If anyone would like to provide some input from an NCUC perspective that would be great, shoot me a note and I’ll include it in our discussion.  To be more specific: if you have ideas about particular barriers to engagement in NCUC/SG and possible solutions to these, please do pass them along, either to me, or by joining the Membership Affairs list mentioned above and growing it there.

Thanks,

Bill

> On Nov 8, 2014, at 4:04 PM, Benjamin Akinmoyeje <benakin at gmail.com> wrote:
> 
> Here is a suggestion I will like to see and I won't know if I am speaking the mind of the new members who will like to engage actively but just feel inadequate - is it possible to have a position on the EC that is more like an understudy position. This way there is an active political will to bringing on board new members.


> On Nov 8, 2014, at 8:40 PM, Seun Ojedeji <seun.ojedeji at gmail.com> wrote:
> 
> I doubt mentees list (i presume mailing list) will make any much difference. The experience will happen where the action is;



>> On Nov 9, 2014, at 6:05 AM, Tapani Tarvainen <ncuc at TAPANI.TARVAINEN.INFO> wrote:
>> 
>> Go to http://www.ncuc.org <http://www.ncuc.org/> and click "Participate" and under it
>> "Mailing Lists", or go directly to http://lists.ncuc.org/ <http://lists.ncuc.org/>.
>> 
>> Almost all lists have public archives.
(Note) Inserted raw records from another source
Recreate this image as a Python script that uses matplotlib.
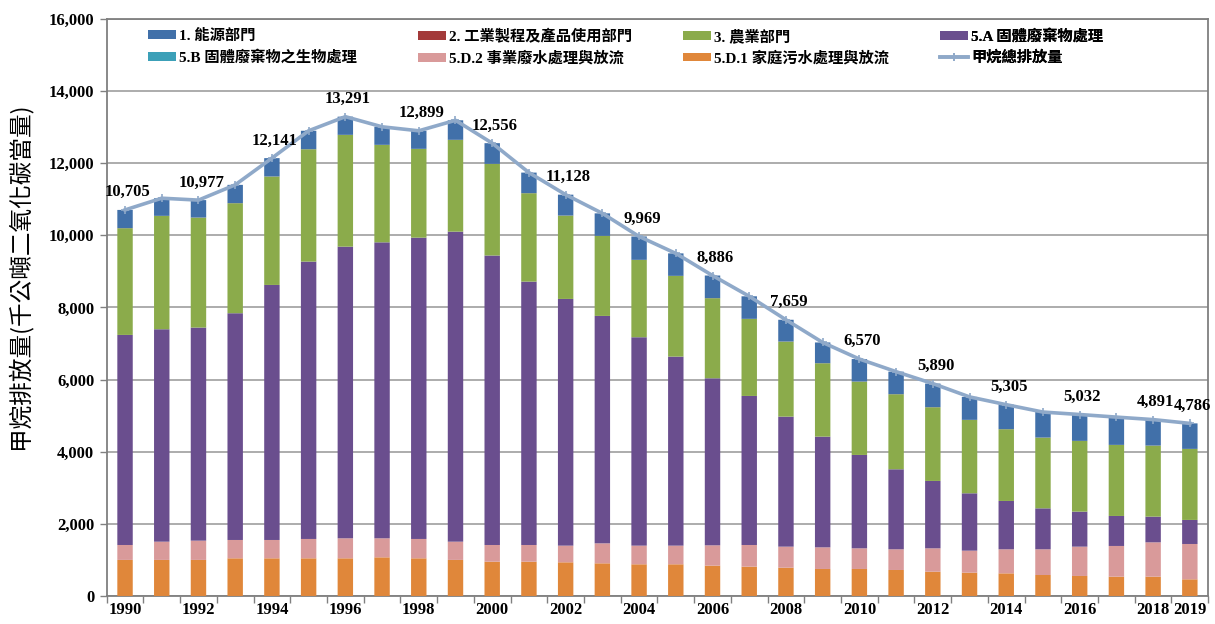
import matplotlib
matplotlib.use("Agg")
import matplotlib.pyplot as plt
import numpy as np
from matplotlib.ticker import FuncFormatter, FixedLocator

plt.rcParams['font.family'] = ['Liberation Serif', 'Noto Sans CJK TC']

years = list(range(1990, 2020))

# 甲烷排放量 (千公噸二氧化碳當量), by sector
energy = [505, 489, 483, 507, 508, 511, 504, 500, 500, 541,
          573, 570, 579, 624, 648, 623, 627, 625, 603, 575,
          624, 624, 655, 636, 679, 707, 731, 770, 720, 707]
industry = [2, 2, 2, 2, 2, 2, 2, 2, 2, 2,
            2, 2, 2, 2, 2, 2, 2, 2, 2, 2,
            2, 2, 2, 2, 2, 2, 2, 2, 2, 2]
agri = [2959, 3142, 3049, 3050, 3006, 3115, 3098, 2701, 2461, 2544,
        2540, 2451, 2310, 2218, 2144, 2237, 2220, 2136, 2080, 2034,
        2033, 2080, 2043, 2034, 1989, 1960, 1960, 1969, 1968, 1968]
waste_5a = [5824, 5890, 5908, 6287, 7071, 7690, 8086, 8206, 8354, 8596,
            8026, 7302, 6840, 6305, 5778, 5241, 4631, 4132, 3605, 3069,
            2588, 2218, 1867, 1590, 1339, 1135, 970, 831, 712, 666]
waste_5b = [1, 1, 1, 1, 1, 1, 1, 1, 1, 1,
            1, 1, 1, 1, 1, 1, 1, 1, 1, 1,
            1, 1, 1, 1, 1, 1, 1, 1, 1, 1]
water_5d2 = [414, 506, 534, 508, 508, 536, 555, 528, 536, 506,
             463, 463, 462, 554, 517, 517, 564, 601, 583, 600,
             573, 574, 648, 610, 667, 713, 813, 851, 952, 980]
water_5d1 = [1000, 1000, 1000, 1045, 1045, 1045, 1045, 1072, 1045, 1000,
             951, 951, 934, 906, 879, 879, 841, 813, 785, 749,
             749, 721, 674, 647, 628, 582, 555, 536, 536, 462]

label_years = [1990, 1992, 1994, 1996, 1998, 2000, 2002, 2004, 2006,
               2008, 2010, 2012, 2014, 2016, 2018, 2019]

# stacked bottom-up
series = [
    ("5.D.1 家庭污水處理與放流", water_5d1, "#e0873a"),
    ("5.D.2 事業廢水處理與放流", water_5d2, "#d99a9a"),
    ("5.A 固體廢棄物處理", waste_5a, "#6a4e8e"),
    ("5.B 固體廢棄物之生物處理", waste_5b, "#3ca0b8"),
    ("3. 農業部門", agri, "#8bab4b"),
    ("2. 工業製程及產品使用部門", industry, "#a33a3a"),
    ("1. 能源部門", energy, "#4170a9"),
]

x = np.arange(len(years))
total = np.sum([s[1] for s in series], axis=0)

fig = plt.figure(figsize=(12.15, 6.24), dpi=100)
ax = fig.add_axes([0.0878, 0.0449, 0.9066, 0.9247])

handles = {}
bottom = np.zeros(len(years))
for name, vals, col in series:
    h = ax.bar(x, vals, 0.42, bottom=bottom, color=col, lw=0, snap=False, zorder=3)
    handles[name] = h
    bottom += np.array(vals)

line_col = "#8fa9c9"
ln, = ax.plot(x, total, color=line_col, lw=2.6, marker='+', ms=6, mew=1.2, zorder=4)
handles["甲烷總排放量"] = ln

for yr in label_years:
    i = years.index(yr)
    ax.annotate(f"{int(total[i]):,}", (x[i], total[i]), xytext=(2, 7),
                textcoords='offset points', ha='center', va='bottom',
                fontsize=12, fontweight='bold', color='black', zorder=5)

ax.set_xlim(-0.5, len(years) - 0.5)
ax.set_ylim(0, 16000)
ax.yaxis.set_major_locator(FixedLocator(range(0, 16001, 2000)))
ax.yaxis.set_major_formatter(FuncFormatter(lambda v, p: f"{int(v):,}"))
ax.grid(axis='y', color='#a6a6a6', lw=1.3, zorder=0)

ax.set_xticks([years.index(y) for y in label_years])
ax.set_xticklabels([str(y) for y in label_years])
ax.set_xticks(np.arange(-0.5, len(years)), minor=True)
ax.tick_params(axis='x', which='major', length=0, pad=4)
ax.tick_params(axis='x', which='minor', length=5, color='#808080', width=1)
ax.tick_params(axis='y', length=5, color='#808080', width=1, pad=4)
for lab in ax.get_xticklabels() + ax.get_yticklabels():
    lab.set_fontsize(12)
    lab.set_fontweight('bold')

for sp in ax.spines.values():
    sp.set_color('#7f7f7f')
    sp.set_linewidth(1.3)

fig.text(0.016, 1 - 276 / 624, "甲烷排放量(千公噸二氧化碳當量)", rotation=90,
         ha='center', va='center', fontsize=17,
         family=['Noto Sans CJK TC', 'DejaVu Sans'])

# legend laid out as four columns of two rows
cols = [
    (148, ["1. 能源部門", "5.B 固體廢棄物之生物處理"]),
    (418, ["2. 工業製程及產品使用部門", "5.D.2 事業廢水處理與放流"]),
    (683, ["3. 農業部門", "5.D.1 家庭污水處理與放流"]),
    (940, ["5.A 固體廢棄物處理", "甲烷總排放量"]),
]
ax_l, ax_w = 0.0878 * 1215, 0.9066 * 1215
for px, names in cols:
    leg = ax.legend([handles[n] for n in names], names, loc='upper left',
                    bbox_to_anchor=((px - ax_l) / ax_w, (596 - 29) / 577),
                    frameon=False, borderpad=0, borderaxespad=0,
                    handlelength=1.8, handleheight=0.5, handletextpad=0.25,
                    labelspacing=0.45,
                    prop={'size': 11, 'weight': 'bold',
                          'family': ['Liberation Serif', 'Noto Sans CJK TC']})
    ax.add_artist(leg)

fig.savefig("out.png", dpi=100)
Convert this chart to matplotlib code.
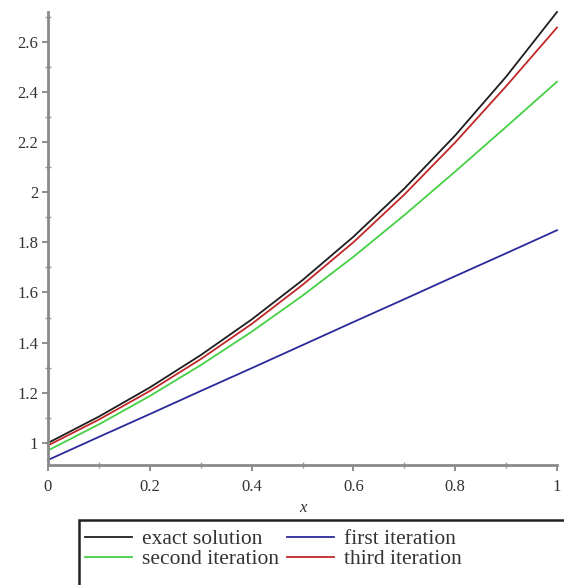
import matplotlib
matplotlib.use("Agg")
import matplotlib.pyplot as plt
from matplotlib.patches import Rectangle
from matplotlib.ticker import MultipleLocator, FixedLocator

# Data
x_vals = [0.0, 0.1, 0.2, 0.3, 0.4, 0.5, 0.6, 0.7, 0.8, 0.9, 1.0]
exact_solution = [1.000, 1.105, 1.221, 1.350, 1.492, 1.649, 1.822, 2.014, 2.226, 2.460, 2.718]
first_iteration = [0.932, 1.024, 1.115, 1.207, 1.298, 1.390, 1.482, 1.573, 1.665, 1.756, 1.848]
second_iteration = [0.970, 1.074, 1.187, 1.310, 1.443, 1.587, 1.742, 1.908, 2.082, 2.260, 2.440]
third_iteration = [0.990, 1.093, 1.207, 1.334, 1.474, 1.630, 1.800, 1.990, 2.198, 2.422, 2.656]

series_labels = ["exact solution", "first iteration", "second iteration", "third iteration"]
x_ticks = [0, 0.2, 0.4, 0.6, 0.8, 1.0]
x_tick_labels = ["0", "0.2", "0.4", "0.6", "0.8", "1"]
y_ticks = [1.0, 1.2, 1.4, 1.6, 1.8, 2.0, 2.2, 2.4, 2.6]
y_tick_labels = ["1", "1.2", "1.4", "1.6", "1.8", "2", "2.2", "2.4", "2.6"]

W, H = 564, 585
fig = plt.figure(figsize=(W / 100, H / 100), dpi=100)
serif = "Liberation Serif"

ax = fig.add_axes([48 / W, 1 - 465 / H, (557 - 48) / W, (465 - 12) / H])

colors = ["#1e1e1e", "#2a2a9a", "#45d045", "#c02828"]
series = [exact_solution, first_iteration, second_iteration, third_iteration]
lines = {}
for lab, ys, c in zip(series_labels, series, colors):
    (ln,) = ax.plot(x_vals, ys, color=c, lw=1.3, label=lab, clip_on=False)
    lines[lab] = ln

ax.set_xlim(0, 1)
ax.set_ylim(0.912, 2.718)

for s in ["top", "right"]:
    ax.spines[s].set_visible(False)
for s in ["left", "bottom"]:
    ax.spines[s].set_color("#8a8a8a")
    ax.spines[s].set_linewidth(2.0)

ax.xaxis.set_major_locator(FixedLocator(x_ticks))
ax.set_xticklabels(x_tick_labels)
ax.yaxis.set_major_locator(FixedLocator(y_ticks))
ax.set_yticklabels(y_tick_labels)
ax.xaxis.set_minor_locator(MultipleLocator(0.1))
ax.yaxis.set_minor_locator(MultipleLocator(0.1))

ax.tick_params(which="major", direction="out", length=4, width=1.2, color="#7a7a7a",
               labelsize=12, labelcolor="#333333", pad=3)
ax.tick_params(which="minor", direction="inout", length=4, width=1.0, color="#9a9a9a")
for lbl in ax.get_xticklabels() + ax.get_yticklabels():
    lbl.set_fontfamily(serif)
ax.tick_params(axis="x", which="major", pad=6)

fig.text(303 / W, 1 - 508 / H, "x", fontfamily=serif, fontstyle="italic", fontsize=12,
         color="#333333", ha="center", va="center")

# legend frame (extends past bottom/right edge)
rect = Rectangle((79 / W, -0.05), 1.05 - 79 / W, (1 - 520 / H) + 0.05,
                 transform=fig.transFigure, fill=False, edgecolor="#222222", lw=1.8)
fig.add_artist(rect)

handles = [lines[series_labels[0]], lines[series_labels[1]],
           lines[series_labels[2]], lines[series_labels[3]]]
order = [0, 2, 1, 3]
leg = fig.legend([handles[i] for i in order], [series_labels[i] for i in order],
                 loc="upper left", bbox_to_anchor=(85 / W, 1 - 529 / H), ncol=2,
                 frameon=False, prop={"family": serif, "size": 15.5},
                 handlelength=2.2, handletextpad=0.45, columnspacing=0.35,
                 labelspacing=0.0, borderpad=0.0, borderaxespad=0.0)
for t in leg.get_texts():
    t.set_color("#333333")

fig.savefig("out.png", dpi=100)
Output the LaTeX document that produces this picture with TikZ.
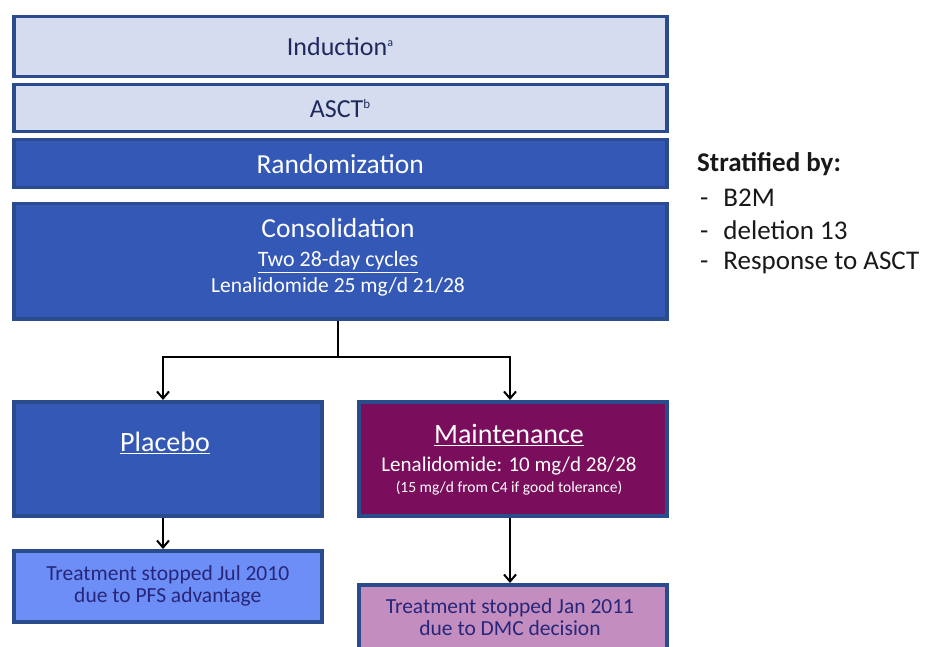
\documentclass[tikz,border=0pt]{standalone}
\usepackage{fontspec}
\setmainfont{Carlito}
\usetikzlibrary{arrows.meta}
\definecolor{edgeblue}{HTML}{2B4C8C}
\definecolor{paleblue}{HTML}{D5DCEF}
\definecolor{royal}{HTML}{3358B6}
\definecolor{plum}{HTML}{7A0E5C}
\definecolor{skyblue}{HTML}{6C8EF6}
\definecolor{mauve}{HTML}{C38DBF}
\definecolor{navytext}{HTML}{1F2A5C}
\definecolor{stoptext}{HTML}{27267A}
\tikzset{
  box/.style={draw=edgeblue, line width=3.5pt, rectangle, inner sep=0pt, anchor=north west},
  lightbox/.style={box, fill=paleblue, text=navytext},
  darkbox/.style={box, fill=royal, text=white},
  purplebox/.style={box, fill=plum, text=white},
  stopblue/.style={box, fill=skyblue, text=stoptext},
  stoppink/.style={box, fill=mauve, text=stoptext},
  link/.style={draw=black, line width=2.2pt},
  arrowlink/.style={link, -{Straight Barb[length=7pt, width=12pt, line width=2pt]}},
  txt/.style={inner sep=0pt, align=center},
  sidetxt/.style={anchor=west, inner sep=0pt, text=black!90, font=\fontsize{27}{30}\selectfont}
}
\begin{document}
\begin{tikzpicture}[x=1pt, y=-1pt]
\useasboundingbox (0,0) rectangle (926,647);
\clip (0,0) rectangle (926,647);
\fill[white] (0,0) rectangle (926,647);

% stacked study phases
\node[lightbox, minimum width=653pt, minimum height=60pt] (ind) at (12,15) {};
\node[txt, text=navytext, font=\fontsize{26}{30}\selectfont] at (ind.center) {Induction\textsuperscript{\fontsize{12}{12}\selectfont a}};
\node[lightbox, minimum width=653pt, minimum height=47pt] (asct) at (12,83) {};
\node[txt, text=navytext, font=\fontsize{26}{30}\selectfont] at (asct.center) {ASCT\textsuperscript{\fontsize{13}{13}\selectfont b}};
\node[darkbox, minimum width=653pt, minimum height=48pt] (rand) at (12,138) {};
\node[txt, text=white, font=\fontsize{27.5}{30}\selectfont] at (rand.center) {Randomization};

\node[darkbox, minimum width=653pt, minimum height=115pt] (cons) at (12,202) {};
\node[txt, text=white, font=\fontsize{27.5}{30}\selectfont] at (338,228) {Consolidation};
\node[txt, text=white, font=\fontsize{22}{25}\selectfont] at (338,262) {\underline{Two 28-day cycles}};
\node[txt, text=white, font=\fontsize{21.5}{25}\selectfont] at (338,287) {Lenalidomide 25 mg/d 21/28};

% two arms
\node[darkbox, minimum width=308pt, minimum height=114pt] (plac) at (12,400) {};
\node[txt, text=white, font=\fontsize{28}{30}\selectfont] at (165,443) {\underline{Placebo}};
\node[purplebox, minimum width=308pt, minimum height=114pt] (maint) at (357,400) {};
\node[txt, text=white, font=\fontsize{28}{30}\selectfont] at (509,435) {\underline{Maintenance}};
\node[txt, text=white, font=\fontsize{21}{24}\selectfont] at (509,466) {Lenalidomide: 10 mg/d 28/28};
\node[txt, text=white, font=\fontsize{15.5}{16}\selectfont] at (509,488) {(15 mg/d from C4 if good tolerance)};

% outcomes
\node[stopblue, minimum width=308pt, minimum height=71pt] (stop1) at (12,549) {};
\node[txt, text=stoptext, font=\fontsize{21.5}{22}\selectfont] at (stop1.center) {Treatment stopped Jul 2010\\due to PFS advantage};
\node[stoppink, minimum width=308pt, minimum height=80pt] (stop2) at (357,583) {};
\node[txt, text=stoptext, font=\fontsize{21.5}{22}\selectfont] at (510,617) {Treatment stopped Jan 2011\\due to DMC decision};

% connectors
\coordinate (split) at (338,357);
\draw[link] (cons.south -| split) -- (split);
\draw[arrowlink] (split) -| ([xshift=151pt]plac.north west);
\draw[arrowlink] (split) -| ([xshift=153pt]maint.north west);
\draw[arrowlink] ([xshift=151pt]plac.south west) -- ([xshift=151pt]stop1.north west);
\draw[arrowlink] ([xshift=153pt]maint.south west) -- ([xshift=153pt]stop2.north west);

% stratification factors
\node[sidetxt, font=\bfseries\fontsize{27}{30}\selectfont] (strat) at (697,164) {Stratified by:};
\node[sidetxt] (f1) at (700,198) {-\hspace{15pt}B2M};
\node[sidetxt] (f2) at (700,230) {-\hspace{15pt}deletion 13};
\node[sidetxt] (f3) at (700,263) {-\hspace{15pt}Response to ASCT};
\end{tikzpicture}
\end{document}
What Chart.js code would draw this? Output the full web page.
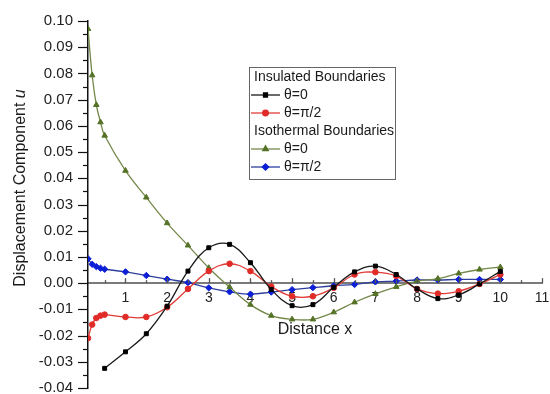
<!DOCTYPE html>
<html>
<head>
<meta charset="utf-8">
<script src="https://cdn.jsdelivr.net/npm/chart.js@4.4.1/dist/chart.umd.min.js"></script>
<style>
html,body{margin:0;padding:0;background:#fff;}
#wrap{width:550px;height:394px;}
</style>
</head>
<body>
<div id="wrap"><canvas id="c" width="550" height="394"></canvas></div>
<script>
// ---- data ----
const xDense = [0.1,0.2,0.3,0.4,0.5,1,1.5,2,2.5,3,3.5,4,4.5,5,5.5,6,6.5,7,7.5,8,8.5,9,9.5,10];
const xBlack = [0.5,1,1.5,2,2.5,3,3.5,4,4.5,5,5.5,6,6.5,7,7.5,8,8.5,9,9.5,10];
const insulatedTheta0 = [-0.0325,-0.0262,-0.0193,-0.0088,0.0046,0.0135,0.0148,0.0078,-0.0024,-0.0086,-0.0082,-0.0016,0.0043,0.0065,0.0033,-0.0022,-0.0059,-0.0045,-0.0003,0.0045];
const insulatedThetaHalfPi = [-0.021,-0.0158,-0.0133,-0.0124,-0.012,-0.0129,-0.0129,-0.0092,-0.0022,0.0046,0.0074,0.0046,-0.0013,-0.005,-0.005,-0.0018,0.0033,0.0042,0.0027,-0.0022,-0.004,-0.0031,-0.0003,0.0033];
const isothermalTheta0 = [0.097,0.0793,0.068,0.0614,0.0563,0.0429,0.0327,0.0229,0.0144,0.0058,-0.0015,-0.0082,-0.0124,-0.0138,-0.0138,-0.0111,-0.0073,-0.0041,-0.0014,0.0008,0.0017,0.0037,0.0052,0.0061];
const isothermalThetaHalfPi = [0.0093,0.0072,0.0063,0.0057,0.0053,0.0043,0.0029,0.0015,0.0002,-0.0018,-0.0033,-0.0042,-0.0034,-0.0025,-0.0017,-0.001,-0.0005,0.0005,0.0008,0.0012,0.0012,0.0014,0.0014,0.0014];
const xTickValues = [1,2,3,4,5,6,7,8,9,10,11];
const seriesLabels = ['θ=0','θ=π/2','θ=0','θ=π/2'];
const groupLabels = ['Insulated Boundaries','Isothermal Boundaries'];

const FONT = "'Liberation Sans', Arial, sans-serif";
const pts = (xs, ys) => xs.map((x, i) => ({x: x, y: ys[i]}));

function ds(label, xs, ys, line, fill, style, r) {
  return {
    label: label, data: pts(xs, ys),
    borderColor: line, backgroundColor: fill,
    pointBackgroundColor: fill, pointBorderColor: fill,
    borderWidth: 1.3, pointStyle: style, pointRadius: r, pointBorderWidth: 1,
    tension: 0.4, fill: false
  };
}

const datasets = [
  ds(seriesLabels[0], xBlack, insulatedTheta0, '#1a1a1a', '#000000', 'rect', 2.8),
  ds(seriesLabels[1], xDense, insulatedThetaHalfPi, '#e23b36', '#e02b28', 'circle', 2.8),
  ds(seriesLabels[2], xDense, isothermalTheta0, '#74884a', '#557326', 'triangle', 3.2),
  ds(seriesLabels[3], xDense, isothermalThetaHalfPi, '#2e3f9e', '#0c1fd6', 'rectRot', 3.2)
];

const decor = {
  id: 'decor',
  afterDraw(chart) {
    const ctx = chart.ctx;
    const xs = chart.scales.x, ys = chart.scales.y;
    const axX = ys.right;
    ctx.save();
    // y ticks (major + minor) outward
    ctx.strokeStyle = '#111'; ctx.lineWidth = 1.2;
    for (let i = 0; i <= 28; i++) {
      const v = -0.04 + i * 0.005;
      const py = Math.round(ys.getPixelForValue(v)) + 0.5;
      const len = (i % 2 === 0) ? 10 : 5;
      ctx.beginPath(); ctx.moveTo(axX, py); ctx.lineTo(axX - len, py); ctx.stroke();
    }
    // x ticks upward from the zero line
    const y0 = ys.getPixelForValue(0);
    ctx.strokeStyle = '#555'; ctx.lineWidth = 1.3;
    for (let i = 1; i <= 22; i++) {
      const v = i * 0.5;
      const px = Math.round(xs.getPixelForValue(v)) + 0.5;
      const len = (i % 2 === 0) ? 5 : 3;
      ctx.beginPath(); ctx.moveTo(px, y0); ctx.lineTo(px, y0 - len); ctx.stroke();
    }
    // y title with italic u
    ctx.fillStyle = '#1a1a1a';
    ctx.textBaseline = 'middle';
    const main = 'Displacement Component ';
    ctx.font = '16px ' + FONT;
    const w1 = ctx.measureText(main).width;
    ctx.font = 'italic 16px ' + FONT;
    const w2 = ctx.measureText('u').width;
    ctx.translate(21, 188);
    ctx.rotate(-Math.PI / 2);
    const start = -(w1 + w2) / 2;
    ctx.textAlign = 'left';
    ctx.font = '16px ' + FONT;
    ctx.fillText(main, start, 0);
    ctx.font = 'italic 16px ' + FONT;
    ctx.fillText('u', start + w1, 0);
    ctx.restore();

    // legend
    ctx.save();
    const L = 249, T = 67, R = 395, B = 179;
    ctx.fillStyle = '#fff';
    ctx.fillRect(L, T, R - L, B - T);
    ctx.strokeStyle = '#666'; ctx.lineWidth = 1;
    ctx.strokeRect(L + 0.5, T + 0.5, R - L, B - T);
    ctx.font = '14px ' + FONT;
    ctx.fillStyle = '#1a1a1a';
    ctx.textBaseline = 'middle'; ctx.textAlign = 'left';
    const rows = [
      {t: 'h', text: groupLabels[0], y: 77},
      {t: 's', d: 0, y: 95},
      {t: 's', d: 1, y: 113},
      {t: 'h', text: groupLabels[1], y: 131},
      {t: 's', d: 2, y: 149},
      {t: 's', d: 3, y: 167}
    ];
    rows.forEach(r => {
      if (r.t === 'h') {
        ctx.fillText(r.text, 254, r.y);
      } else {
        const d = chart.data.datasets[r.d];
        ctx.strokeStyle = d.borderColor; ctx.lineWidth = 1.3;
        ctx.beginPath(); ctx.moveTo(251, r.y); ctx.lineTo(280, r.y); ctx.stroke();
        ctx.fillStyle = d.pointBackgroundColor; ctx.strokeStyle = d.pointBorderColor;
        Chart.helpers.drawPoint(ctx, {pointStyle: d.pointStyle, radius: d.pointRadius, rotation: 0, borderWidth: 1}, 265.5, r.y);
        ctx.fillStyle = '#1a1a1a';
        ctx.fillText(d.label, 284, r.y);
      }
    });
    ctx.restore();
  }
};

new Chart(document.getElementById('c'), {
  type: 'line',
  data: {datasets: datasets},
  options: {
    responsive: false,
    animation: false,
    devicePixelRatio: 1,
    layout: {padding: {left: 0, top: 21, right: 8, bottom: 6}},
    plugins: {legend: {display: false}, tooltip: {enabled: false}},
    scales: {
      x: {
        type: 'linear', min: 0.1, max: 11,
        position: {y: 0},
        afterBuildTicks: s => { s.ticks = xTickValues.map(v => ({value: v})); },
        afterFit: s => { s.paddingLeft = 0; s.paddingRight = 0; s.paddingTop = 0; s.paddingBottom = 0; },
        grid: {display: false, drawTicks: false},
        border: {display: true, color: '#7a7a7a', width: 2},
        ticks: {font: {family: FONT, size: 14}, color: '#222', padding: 7, autoSkip: false, maxRotation: 0,
                callback: v => String(v)},
        title: {display: true, text: 'Distance x', font: {family: FONT, size: 16}, color: '#1a1a1a',
                padding: {top: 6, bottom: 0}}
      },
      y: {
        type: 'linear', min: -0.04, max: 0.10,
        afterFit: s => { s.width = 88; s.paddingTop = 0; s.paddingBottom = 0; },
        afterBuildTicks: s => {
          const t = [];
          for (let i = 0; i <= 14; i++) t.push({value: Math.round((-0.04 + i * 0.01) * 100) / 100});
          s.ticks = t;
        },
        grid: {display: false, drawTicks: false},
        border: {display: true, color: '#111', width: 1.5},
        ticks: {font: {family: FONT, size: 15}, color: '#222', padding: 15, autoSkip: false,
                callback: v => (Math.abs(v) < 1e-9 ? 0 : v).toFixed(2)}
      }
    }
  },
  plugins: [decor]
});
</script>
</body>
</html>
The exception is Events,
>> which sometimes handles at least semi-confidential stuff.
> 


> On Nov 9, 2014, at 9:35 PM, Dan Krimm <dan at musicunbound.com> wrote:
> 
> Great, so even someone like myself who's been around for a while (though
> admittedly with little time to participate substantively for several years)
> didn't know (or, and I don't browse the NCUC web site with any regularity.)
> Good to know these public archives exist!  ;-)
> 
> That suggests a hybrid idea:
> 
> (1) We should suggest that any new member who wants to understand the
> workings of the special committees make a habit of looking at these
> archives regularly.
> 
> (2) For those new members who want to discuss "orientation" matters
> without cluttering up the main list, perhaps there is still room for
> something similar to Stephanie's idea.